Mickey Mouse (creado para el cine en 1928) ya había perdido gran parte de su identidad de clase en 1955, el año que se abrió el primer parque Disneylandia. De ser un ratón proletario, C3, obreril, que vestía un pantalón corto de operario y que silbaba conduciendo una barcaza, había llegado a ser un ratón pequeñoburgués, habitante de cómodas casas suburbanas y amigo de dar paseos con su perro Pluto por una ciudad que solía ser perfecta, limpia y vecinal.
Esa imagen urbana de las historietas clásicas de Disney (que en Chile se editaron hasta bien entrados los años '80) no era casualidad. Se supone que Walt Disney, santo patrono capitalista, concibió la idea de Disneylandia el día que llevó a sus hijas a un parque en Los Angeles y se disgustó al ver que las niñas debían compartir el espacio con borrachos, mendigos, adolescentes vagos y artistas callejeros. En el fondo, a Walt le molestaba el concepto de espacio público. Entonces concibió Disneylandia. Un lugar que se asemejaría a un espacio público, pero que estaría determinado por dos factores: había que pagar para entrar y la dinámica y reglas internas del lugar estarían organizadas en torno a franquicias del estudio.
Lo que hizo Disney, en el fondo, fue extender la experiencia cinematográfica fuera de la sala. En ese sentido, sí es uno de los grandes visionarios del siglo XX. Concibió la experiencia inmersiva antes de que hubiera tecnología para acuñar ese concepto.
Sin embargo, la verdadera conexión de los sueños del viejo Walt con el Disney 2018 radica en otro elemento: desde su primera versión, Disneylandia tuvo secciones, barrios, reinos distintos. En el plano original estaban los reinos de Tomorrowland, Adventureland, Frontierland y Fantasyland. Eran los mundos conectados de la serie Westworld sesenta años antes de HBO.
¿Y por qué hacer mundos aparte? Según decía Disney a sus empleados, Disneylandia era un lugar que haría sentir a todo el mundo especial.

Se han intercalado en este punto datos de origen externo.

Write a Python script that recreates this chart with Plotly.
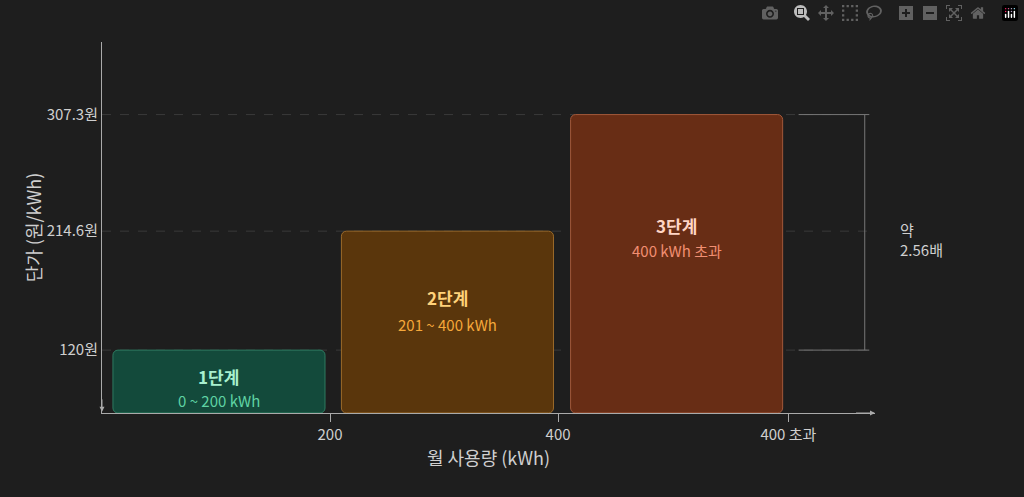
import plotly.graph_objects as go

tiers = ["1단계", "2단계", "3단계"]
ranges = ["0 ~ 200 kWh", "201 ~ 400 kWh", "400 kWh 초과"]
prices = [120, 214.6, 307.3]
centers = [102.6, 303, 504]
tick_vals = [200, 400, 602]
tick_text = ["200", "400", "400 초과"]

fills = ["#134a3b", "#5a360c", "#682d15"]
borders = ["#2e7a60", "#9a6a2a", "#a0583a"]
title_cols = ["#a8f0cf", "#ffd27a", "#ffd5c5"]
sub_cols = ["#5fd3a4", "#f5a83a", "#f28f72"]

base = 70
fig = go.Figure()
fig.add_trace(go.Bar(
    x=centers, y=[p - base for p in prices], base=base, width=186,
    marker=dict(color=fills, line=dict(color=borders, width=1), cornerradius=5),
    hoverinfo="skip",
))

for p in prices:
    fig.add_shape(type="line", x0=0, x1=672, y0=p, y1=p,
                  line=dict(color="#3a3a3a", width=1, dash="dash"), layer="below")

title_y = [99.4, 162.2, 219.4]
sub_y = [80.3, 140.7, 199.6]
for c, t, r, ty, sy, tc, sc in zip(centers, tiers, ranges, title_y, sub_y, title_cols, sub_cols):
    fig.add_annotation(x=c, y=ty, text=f"<b>{t}</b>", showarrow=False,
                       font=dict(size=17, color=tc))
    fig.add_annotation(x=c, y=sy, text=r, showarrow=False,
                       font=dict(size=15, color=sc))

# bracket
fig.add_shape(type="line", x0=611, x1=673, y0=prices[2], y1=prices[2], line=dict(color="#777", width=1))
fig.add_shape(type="line", x0=611, x1=673, y0=prices[0], y1=prices[0], line=dict(color="#777", width=1))
fig.add_shape(type="line", x0=669, x1=669, y0=prices[0], y1=prices[2], line=dict(color="#777", width=1))
fig.add_annotation(x=1.03, xref="paper", y=prices[1], yshift=-8, text="약<br>2.56배", showarrow=False,
                   xanchor="left", align="left", font=dict(size=15, color="#cfcfcf"))

# axes arrows
fig.add_annotation(x=678, y=base, ax=660, ay=base, axref="x", ayref="y", xref="x", yref="y",
                   showarrow=True, arrowhead=2, arrowsize=1, arrowwidth=1, arrowcolor="#aaa", text="")
fig.add_annotation(x=0, y=base + 1, ax=0, ay=base + 12, axref="x", ayref="y",
                   showarrow=True, arrowhead=2, arrowsize=1, arrowwidth=1, arrowcolor="#aaa", text="")

fig.update_layout(
    width=1024, height=497, paper_bgcolor="#1e1e1e", plot_bgcolor="#1e1e1e",
    margin=dict(l=102, r=149, t=42, b=84), showlegend=False,
    font=dict(family="Noto Sans CJK KR", color="#cfcfcf", size=15),
    xaxis=dict(range=[0, 678], tickvals=tick_vals, ticktext=tick_text, showgrid=False,
               zeroline=False, showline=True, linecolor="#aaa", ticks="outside",
               tickcolor="#aaa", ticklen=8, title=dict(text="월 사용량 (kWh)", standoff=4)),
    yaxis=dict(range=[base, 365], tickvals=prices, ticktext=["120원", "214.6원", "307.3원"],
               showgrid=False, zeroline=False, showline=True, linecolor="#aaa",
               title=dict(text="단가 (원/kWh)", standoff=0), ticklen=0),
)
fig.write_html("out.html", post_script="document.body.style.margin='0';document.body.style.background='#1e1e1e';")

Que le haría sentir a cada visitante que su experiencia era única. Incluso, elucubraba Walt, sería interesante que cada sección del parque tuviera fanáticos agrupados en clanes o casas (esto derivó más tarde en ideas como el Club Disney) y que esos fanáticos debatieran por cuál de las secciones era superior a la otra.
Este es un buen punto a considerar: todos hemos visto, en redes sociales o en la prensa, notas sobre la actual cultura nerd, diseñada a imagen y semejanza de las barras deportivas. Una cultura de fanatismo que se define por la oposición: los chicos Star Wars versus los chicos Star Trek, Marvel vs DC Comics, Pixar vs Dreamworks, etcétera y etcétera.
Esos enfrentamientos no son naturales al goce de la cultura popular. Son digitados desde afuera. Más aún: son parte esencial de los planes de marketing. Walt Disney pudo haber sido un viejo ñoño y un tipo con demasiado amor por los animalitos cantores, pero sí fue capaz de ver el futuro que sus parques temáticos prometían: la única manera de hacer que tus clientes vuelvan una y otra vez a consumir lo que les vendes es disfrazando ese consumo de pasión deportiva.
Disney está por lanzar su propio servicio de streaming, que será competencia directa de Netflix. Se supone que en ese servicio estará disponible no sólo su amplia biblioteca de clásicos, desde Pinocho hasta El Rey León, sino que además será el lugar donde encontraremos regularmente todo el contenido nuevo de los estudios y productoras satélites del imperio. Cuando eso suceda, como dice Borges en uno de sus cuentos más famosos, el mundo será Tlön. El mundo será Disney. La gran mayoría de la ficción que nos ofrecerá el mercado vendrá desde el Reino Mágico. Que sea un imperio cuya idea original siempre fue dirigirse a los niños (porque los adultos supuestamente querían consumir ficciones adultas) ya no debería incomodar a nadie.